The cathedral is lovely and lit up at night with some holiday
greeting. We see a couple of restaurants
on the side of the cathedral so feel confident that we know how to get
something to eat. We head back to the
hotel and stop at some small shops on the way and find some snacks and
drinks. We are accosted by a couple of
boys who think we should give them money.
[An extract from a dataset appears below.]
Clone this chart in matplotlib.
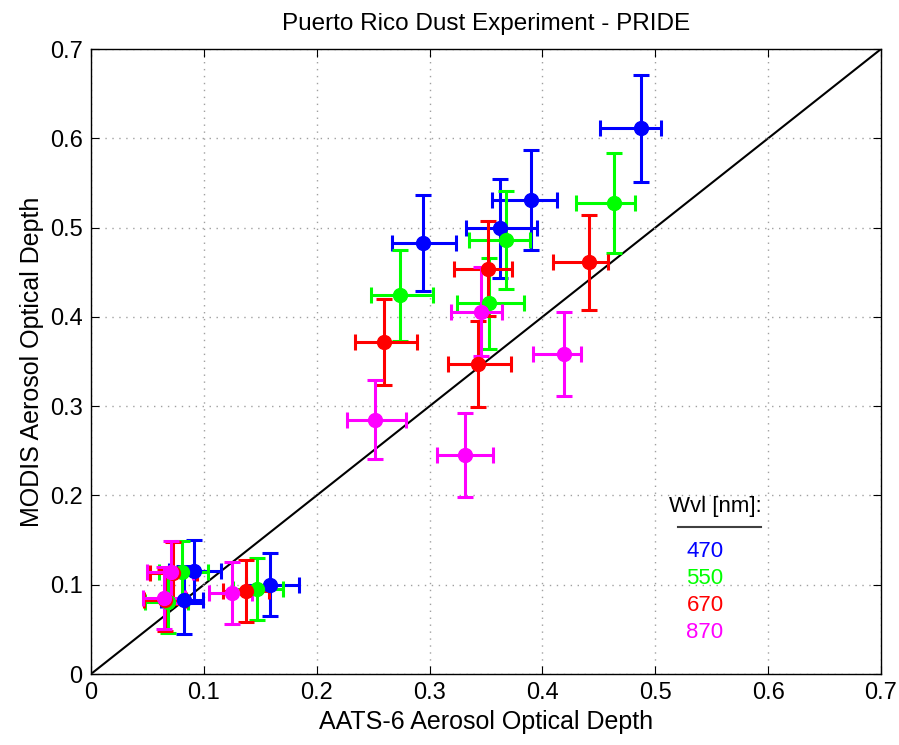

This is the only place where we have bit hit by kids wanting money other
than some of the obvious gypsies. After
our guide had discussed with us about how he told the lady at the mosque in
Tirana that she shouldn’t be begging but should get a job and get help from
friends, we were surprised that these boys approached us. They weren’t gypsies and in Albania, it seems
that gypsies begging is ok but everyone else, it is not.
We head out
again about 6 I think. We’re hungry and
ready for food. We make our way gingerly
back to the square and cathedral because the walkway is icy and slippery in
spots. We make our way across the square
and pick the restaurant on the left and head into it. It is pretty full of people on the ground
floor and someone directs us upstairs.
It wasn’t until later when our daughter said something that I realized
we had been directed to the women’s bar upstairs. Yep, this was not a restaurant but a
bar. We ask for a restaurant and they
direct us around the corner. We go
around the corner and find a place that says bar and restaurant. We walk in and ask if it is a restaurant and
he says yes and directs us into a room with tables and then leaves. We sit there for maybe 5 minutes or longer
and then he comes back and says they will not be cooking yet for another hour! I guess he was happy to have us sit there for
an hour or so but we didn’t feel like doing that. Sooooo.
OK, we are
out of there. We walk back across the
street and back down the slippery sidewalk and stop at the small stores again
to make sure everyone has something to eat for dinner because we’re not coming
out again in a hour in this cold and this smelly, smoky town and that ends our
night in Korca, total waste of time to go there really and the tour agency should
have known things would be closed. Could
have shortened our trip by several days!
Other
things we have noticed. Most Albanians
look rather surly and will stare at you.
When I smile and give a nod, they totally transform their face and smile
back at me. They seem to love it when I
try to say thank you. The first few
times after I had it written down, I still wasn’t doing very well but got
pretty good at the end. They laughed a
lot too at the beginning. Faleminderit
(pronounce all letters including the t at the end and the e’s are accented and
sound like short a’s). There is no
zoning and no anti-litter laws. Trash is
everywhere and the worst of it is thrown into their waterways. Several streams and rivers had high water
marks in the trees lining their banks and the markers were odd bits of plastic
bags and trash that would be stuck in the branches all at the same level and
all ‘flowing” in one direction.
Not only
are they heat challenged but they are door challenged too. Even on the coldest days, a lot of people
walk in and out of stores, restaurants, bars, hotels and just leave the doors
open. It’s no wonder that all the shop
keepers, bar keeps, etc. are wearing heavy coats inside their stores.
Usually we
saw shepherds with just sticks and dogs but in the mountains, sometimes there
were shepherds with rifles and other long guns.
Twice shepherd dogs came over to our daughter to be friendly. The one in Antigone got in trouble for it, I
think. We have had Klodi stop for
fruits and vegetables many more times than he has wanted to, I think. Now he rolls his eyes each time we say we
need to stop for fruit. But in spite of
all the heat problems and food problems, it is a lovely country.